Viewers might be a little surprised by the time they come to the end of this ad portraying Newt Gingrich as the "original Tea Partier": it comes not from the Gingrich campaign but from the Democratic National Committee.
Though this ad is meant to be an attack ad with the eye toward the general election, a lot of it might be music to "Tea Party" ears. Beyond identifying Gingrich with the "Tea Party," it also cites his support for weakening Medicare and privatizing Social Security and his interest in ending the Department of Education. It highlights Gingrich's support for capital-gains tax-cuts for the wealthiest (a la Herman Cain's 9-9-9 plan). For some on the "Tea Party" wing of GOP politics, those positions are not electoral problems but instead a banner to rally around.
If Newt Gingrich gets identified as a Washington insider who has made himself wealthy through trading on his political connections and a Protean political operator who can change positions at a moment's notice, he will have a hard time getting the Republican nomination.
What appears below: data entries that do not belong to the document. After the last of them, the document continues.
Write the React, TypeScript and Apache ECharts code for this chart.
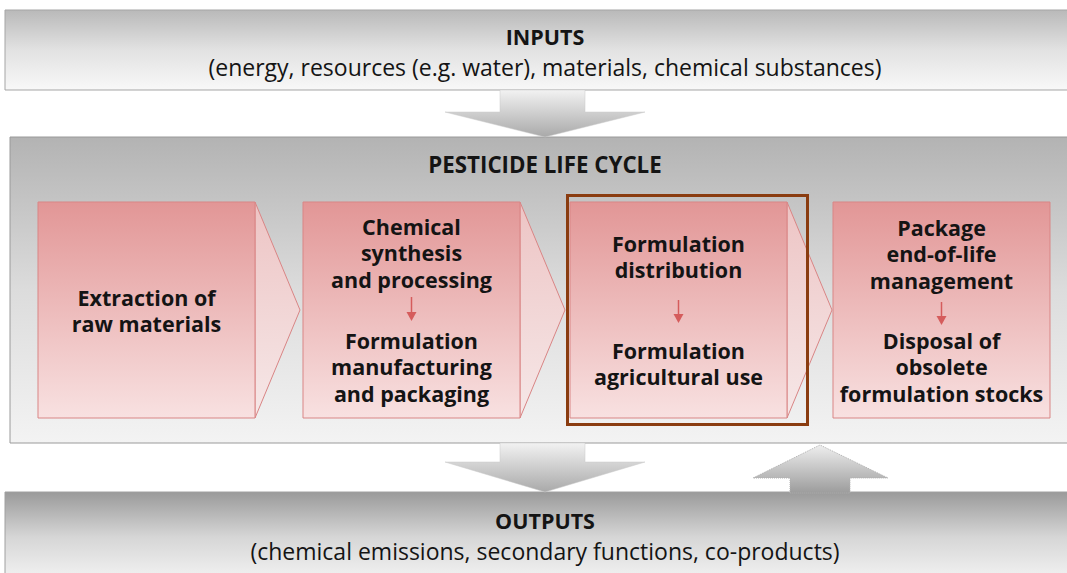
import React, { useEffect, useRef } from "react";
import * as echarts from "echarts";

const inputsTitle = "INPUTS";
const inputsSub = "(energy, resources (e.g. water), materials, chemical substances)";
const lifeTitle = "PESTICIDE LIFE CYCLE";
const outputsTitle = "OUTPUTS";
const outputsSub = "(chemical emissions, secondary functions, co-products)";

const stageTop: string[][] = [
  ["Extraction of", "raw materials"],
  ["Chemical", "synthesis", "and processing"],
  ["Formulation", "distribution"],
  ["Package", "end-of-life", "management"],
];
const stageBottom: string[][] = [
  [],
  ["Formulation", "manufacturing", "and packaging"],
  ["Formulation", "agricultural use"],
  ["Disposal of", "obsolete", "formulation stocks"],
];
const highlightedStage = 2;

// layout
const boxX = [38, 303, 570, 833];
const boxW = 217;
const boxY = 202;
const boxH = 216;
const topStartY = [297, 226, 243, 227];
const bottomStartY = [0, 340, 350, 340];
const arrowYs: number[][] = [[], [297, 321], [300, 323], [302, 325]];
const LH = 26.8;

const lg = (c1: string, c2: string, x2 = 0, y2 = 1, mid?: string) => ({
  type: "linear",
  x: 0,
  y: 0,
  x2,
  y2,
  colorStops: mid
    ? [
        { offset: 0, color: c1 },
        { offset: 0.5, color: mid },
        { offset: 1, color: c2 },
      ]
    : [
        { offset: 0, color: c1 },
        { offset: 1, color: c2 },
      ],
});

const FONT = "'Open Sans', 'Noto Sans', sans-serif";

function txt(text: string, x: number, y: number, size: number, bold: boolean) {
  return {
    type: "text",
    x,
    y,
    z: 10,
    style: {
      text,
      fill: "#141414",
      fontSize: size,
      fontWeight: bold ? "bold" : "normal",
      fontFamily: FONT,
      align: "center",
      verticalAlign: "middle",
    },
  };
}

export default function App() {
  const ref = useRef<HTMLDivElement>(null);
  useEffect(() => {
    if (!ref.current) return;
    const chart = echarts.init(ref.current, undefined, { renderer: "svg" });
    const els: any[] = [];

    // INPUTS box
    els.push({
      type: "rect",
      shape: { x: 5, y: 10, width: 1075, height: 80 },
      style: { fill: lg("#b9b9b9", "#f8f8f8", 0, 1, "#e2e2e2"), stroke: "#a5a5a5", lineWidth: 1 },
    });
    els.push(txt(inputsTitle, 545, 36, 21.5, true));
    els.push(txt(inputsSub, 545, 66.5, 23, false));

    // LIFE CYCLE box
    els.push({
      type: "rect",
      shape: { x: 10, y: 137, width: 1070, height: 306 },
      style: { fill: lg("#b3b3b3", "#f3f3f3", 0, 1, "#dcdcdc"), stroke: "#9a9a9a", lineWidth: 1 },
    });
    els.push(txt(lifeTitle, 545, 164, 22.3, true));

    // down arrow 1
    els.push({
      type: "polygon",
      z: 5,
      shape: { points: [[500, 90], [585, 90], [585, 112], [645, 112], [545, 137], [445, 112], [500, 112]] },
      style: { fill: lg("#f2f2f2", "#a9a9a9"), stroke: "#c8c8c8", lineWidth: 0.5 },
    });

    // stages
    for (let i = 0; i < stageTop.length; i++) {
      const x = boxX[i];
      if (i < stageTop.length - 1) {
        els.push({
          type: "polygon",
          shape: { points: [[x + boxW, boxY], [x + boxW + 45, boxY + boxH / 2], [x + boxW, boxY + boxH]] },
          style: { fill: lg("#edc4c4", "#f6e8e8"), stroke: "#d98585", lineWidth: 1 },
        });
      }
      els.push({
        type: "rect",
        shape: { x, y: boxY, width: boxW, height: boxH },
        style: { fill: lg("#e29696", "#f8e1e1"), stroke: "#d98585", lineWidth: 1 },
      });
      stageTop[i].forEach((t, k) => els.push(txt(t, x + boxW / 2, topStartY[i] + k * LH, 21.5, true)));
      stageBottom[i].forEach((t, k) => els.push(txt(t, x + boxW / 2, bottomStartY[i] + k * LH, 21.5, true)));
      if (stageBottom[i].length) {
        const [a, b] = arrowYs[i];
        const cx = x + boxW / 2;
        els.push({
          type: "line",
          z: 10,
          shape: { x1: cx, y1: a, x2: cx, y2: b - 7 },
          style: { stroke: "#d55c5c", lineWidth: 1.5 },
        });
        els.push({
          type: "polygon",
          z: 10,
          shape: { points: [[cx - 5, b - 9], [cx + 5, b - 9], [cx, b]] },
          style: { fill: "#d55c5c" },
        });
      }
    }

    // highlight
    els.push({
      type: "rect",
      z: 12,
      shape: { x: boxX[highlightedStage] - 2.5, y: 195.5, width: 240, height: 229 },
      style: { fill: "none", stroke: "#8a3c10", lineWidth: 3 },
    });

    // OUTPUTS box
    els.push({
      type: "rect",
      shape: { x: 5, y: 492, width: 1075, height: 90 },
      style: { fill: lg("#9a9a9a", "#f4f4f4", 0, 1, "#d6d6d6"), stroke: "#a0a0a0", lineWidth: 1 },
    });
    els.push(txt(outputsTitle, 545, 520, 21.5, true));
    els.push(txt(outputsSub, 545, 550.5, 23, false));

    // down arrow 2
    els.push({
      type: "polygon",
      z: 5,
      shape: { points: [[500, 443], [585, 443], [585, 462], [645, 462], [545, 492], [445, 462], [500, 462]] },
      style: { fill: lg("#f2f2f2", "#a9a9a9"), stroke: "#c8c8c8", lineWidth: 0.5 },
    });
    // up arrow
    els.push({
      type: "polygon",
      z: 5,
      shape: { points: [[790, 493], [790, 478], [753, 478], [820, 445], [888, 478], [850, 478], [850, 493]] },
      style: { fill: lg("#eeeeee", "#9c9c9c"), stroke: "#b0b0b0", lineWidth: 1, lineDash: [1, 1] },
    });

    chart.setOption({
      animation: false,
      backgroundColor: "#ffffff",
      graphic: { elements: els },
    });
    return () => chart.dispose();
  }, []);
  return (
    <div
      ref={ref}
      style={{ position: "fixed", left: 0, top: 0, width: 1067, height: 573 }}
    />
  );
}
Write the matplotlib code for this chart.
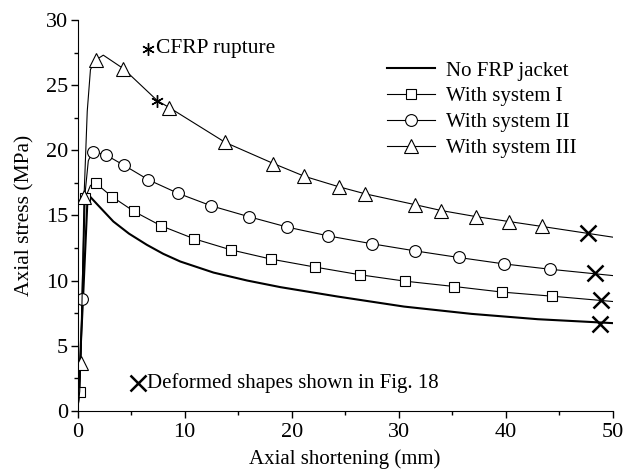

If he's identified as a "Tea Party" purist, that path to the nomination (though perhaps not the presidency) becomes a lot less daunting.
The DNC is doing what it can to cast Gingrich as that kind of purist and thereby help him win the nomination. Over the past year or so, Democrats have been very effective in shaping the Republican nominating process. After all, the leftist talking point that Romney's Massachusetts health-care reform is the same thing as Obamacare has now become "conservative" purist gospel. Perhaps Democrats will be equally effective in casting Gingrich as a "Tea Partier." According to polls, "Tea Partiers" have been coming into the Gingrich fold in many early Republican primary states, so ads like this could help solidify that tendency.